## [PROBLEM DETAILS]
Only the lines from the start of the data to the line containing "const yTicks = [-10, 0, 10, 20, 30];", both included, should be output, exactly and without pictures.

## [STORED DATA]
-------------------------

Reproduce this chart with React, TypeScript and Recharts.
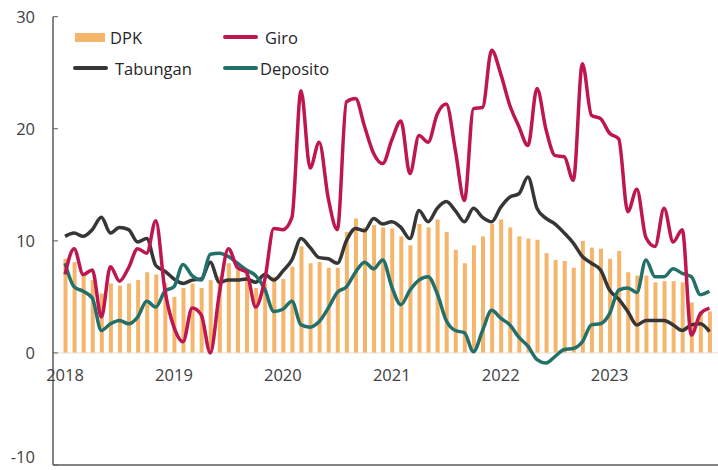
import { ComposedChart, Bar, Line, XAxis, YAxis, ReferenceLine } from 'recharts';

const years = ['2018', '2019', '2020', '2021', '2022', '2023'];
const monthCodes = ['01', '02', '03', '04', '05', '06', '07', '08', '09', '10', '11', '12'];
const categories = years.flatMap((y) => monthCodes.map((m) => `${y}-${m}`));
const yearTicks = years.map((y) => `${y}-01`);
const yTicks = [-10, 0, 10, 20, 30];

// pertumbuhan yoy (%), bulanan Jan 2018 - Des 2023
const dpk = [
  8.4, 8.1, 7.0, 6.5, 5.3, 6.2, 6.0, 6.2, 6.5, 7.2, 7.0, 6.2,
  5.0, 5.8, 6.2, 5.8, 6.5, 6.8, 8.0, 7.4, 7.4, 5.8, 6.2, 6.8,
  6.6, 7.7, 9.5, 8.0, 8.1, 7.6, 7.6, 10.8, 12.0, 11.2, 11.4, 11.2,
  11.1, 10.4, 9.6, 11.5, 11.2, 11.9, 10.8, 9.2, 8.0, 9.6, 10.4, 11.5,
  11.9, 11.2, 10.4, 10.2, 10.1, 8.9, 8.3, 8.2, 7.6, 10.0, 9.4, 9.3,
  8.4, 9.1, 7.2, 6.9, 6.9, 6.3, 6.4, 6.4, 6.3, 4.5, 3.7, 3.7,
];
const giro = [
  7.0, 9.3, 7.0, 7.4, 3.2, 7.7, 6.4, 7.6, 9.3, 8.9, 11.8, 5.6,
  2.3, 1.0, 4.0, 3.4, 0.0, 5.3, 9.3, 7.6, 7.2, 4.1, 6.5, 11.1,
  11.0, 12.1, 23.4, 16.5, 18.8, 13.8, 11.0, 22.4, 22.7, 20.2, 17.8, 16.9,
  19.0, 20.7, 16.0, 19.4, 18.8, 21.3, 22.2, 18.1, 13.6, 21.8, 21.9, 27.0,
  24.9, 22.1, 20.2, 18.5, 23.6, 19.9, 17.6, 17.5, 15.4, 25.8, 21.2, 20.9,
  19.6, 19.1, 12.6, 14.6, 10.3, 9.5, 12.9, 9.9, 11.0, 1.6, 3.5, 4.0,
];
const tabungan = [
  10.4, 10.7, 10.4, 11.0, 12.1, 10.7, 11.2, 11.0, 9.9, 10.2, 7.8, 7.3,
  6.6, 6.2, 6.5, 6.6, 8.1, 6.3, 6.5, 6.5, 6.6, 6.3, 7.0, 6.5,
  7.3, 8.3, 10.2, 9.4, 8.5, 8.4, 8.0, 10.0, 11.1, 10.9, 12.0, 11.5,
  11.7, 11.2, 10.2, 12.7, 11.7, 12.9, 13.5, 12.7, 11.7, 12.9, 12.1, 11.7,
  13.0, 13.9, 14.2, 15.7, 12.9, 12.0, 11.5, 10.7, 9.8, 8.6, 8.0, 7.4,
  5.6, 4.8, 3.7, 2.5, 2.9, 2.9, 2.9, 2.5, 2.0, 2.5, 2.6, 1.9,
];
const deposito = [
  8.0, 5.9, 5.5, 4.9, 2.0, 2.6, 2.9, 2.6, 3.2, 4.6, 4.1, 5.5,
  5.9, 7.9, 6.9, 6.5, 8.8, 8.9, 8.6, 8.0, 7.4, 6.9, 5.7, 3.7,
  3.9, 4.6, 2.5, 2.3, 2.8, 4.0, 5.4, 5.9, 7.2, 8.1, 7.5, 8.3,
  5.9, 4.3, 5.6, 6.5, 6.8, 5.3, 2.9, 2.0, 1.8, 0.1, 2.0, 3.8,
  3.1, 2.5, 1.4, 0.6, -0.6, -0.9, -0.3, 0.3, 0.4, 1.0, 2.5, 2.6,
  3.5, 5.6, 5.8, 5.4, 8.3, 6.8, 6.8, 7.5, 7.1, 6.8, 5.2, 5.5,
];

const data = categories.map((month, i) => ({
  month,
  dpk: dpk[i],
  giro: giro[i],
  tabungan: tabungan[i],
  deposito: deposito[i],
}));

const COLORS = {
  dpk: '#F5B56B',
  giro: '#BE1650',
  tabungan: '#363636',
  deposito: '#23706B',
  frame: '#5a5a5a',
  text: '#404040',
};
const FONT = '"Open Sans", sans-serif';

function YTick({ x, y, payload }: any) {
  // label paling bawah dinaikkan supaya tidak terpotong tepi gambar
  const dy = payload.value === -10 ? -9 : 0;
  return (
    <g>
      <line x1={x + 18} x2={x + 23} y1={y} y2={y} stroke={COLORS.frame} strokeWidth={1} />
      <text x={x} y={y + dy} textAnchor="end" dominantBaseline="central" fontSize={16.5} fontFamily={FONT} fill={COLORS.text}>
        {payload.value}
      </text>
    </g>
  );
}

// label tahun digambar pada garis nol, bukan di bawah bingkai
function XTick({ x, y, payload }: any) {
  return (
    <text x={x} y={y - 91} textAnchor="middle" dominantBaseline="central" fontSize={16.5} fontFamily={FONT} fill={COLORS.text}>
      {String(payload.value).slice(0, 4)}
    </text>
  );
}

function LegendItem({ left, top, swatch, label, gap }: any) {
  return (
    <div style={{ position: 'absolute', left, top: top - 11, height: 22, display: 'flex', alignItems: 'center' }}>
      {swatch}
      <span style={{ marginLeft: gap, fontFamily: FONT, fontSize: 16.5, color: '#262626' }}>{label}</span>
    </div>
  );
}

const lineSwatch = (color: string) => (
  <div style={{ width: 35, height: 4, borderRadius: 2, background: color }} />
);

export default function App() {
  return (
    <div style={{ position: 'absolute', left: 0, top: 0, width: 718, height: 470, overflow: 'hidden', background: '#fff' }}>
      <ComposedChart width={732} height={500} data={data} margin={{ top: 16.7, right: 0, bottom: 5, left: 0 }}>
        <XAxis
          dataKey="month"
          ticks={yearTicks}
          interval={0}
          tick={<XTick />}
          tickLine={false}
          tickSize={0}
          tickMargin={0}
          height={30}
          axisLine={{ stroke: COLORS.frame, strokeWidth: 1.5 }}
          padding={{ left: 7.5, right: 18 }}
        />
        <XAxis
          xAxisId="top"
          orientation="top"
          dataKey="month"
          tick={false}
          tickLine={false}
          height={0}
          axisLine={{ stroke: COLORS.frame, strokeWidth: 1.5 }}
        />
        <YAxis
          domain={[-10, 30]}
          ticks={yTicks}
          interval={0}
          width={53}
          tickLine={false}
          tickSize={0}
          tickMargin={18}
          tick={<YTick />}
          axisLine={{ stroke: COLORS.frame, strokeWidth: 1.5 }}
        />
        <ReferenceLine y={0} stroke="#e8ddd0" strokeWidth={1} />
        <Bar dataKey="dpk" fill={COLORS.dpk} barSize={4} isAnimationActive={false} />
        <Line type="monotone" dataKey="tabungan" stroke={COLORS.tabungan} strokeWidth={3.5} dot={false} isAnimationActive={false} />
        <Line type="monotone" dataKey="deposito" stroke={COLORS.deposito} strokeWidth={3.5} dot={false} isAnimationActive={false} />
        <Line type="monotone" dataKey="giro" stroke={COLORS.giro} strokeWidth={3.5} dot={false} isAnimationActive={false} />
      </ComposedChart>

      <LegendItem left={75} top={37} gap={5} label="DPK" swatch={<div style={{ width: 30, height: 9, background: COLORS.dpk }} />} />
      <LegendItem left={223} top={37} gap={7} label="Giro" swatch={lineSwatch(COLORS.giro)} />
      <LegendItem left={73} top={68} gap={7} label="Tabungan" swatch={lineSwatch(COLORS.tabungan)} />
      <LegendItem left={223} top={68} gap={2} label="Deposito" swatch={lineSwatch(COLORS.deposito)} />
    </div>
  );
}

-------------------------

## [EXERCISE OUTPUT]
Reproduce this chart with React, TypeScript and Recharts.
import { ComposedChart, Bar, Line, XAxis, YAxis, ReferenceLine } from 'recharts';

const years = ['2018', '2019', '2020', '2021', '2022', '2023'];
const monthCodes = ['01', '02', '03', '04', '05', '06', '07', '08', '09', '10', '11', '12'];
const categories = years.flatMap((y) => monthCodes.map((m) => `${y}-${m}`));
const yearTicks = years.map((y) => `${y}-01`);
const yTicks = [-10, 0, 10, 20, 30];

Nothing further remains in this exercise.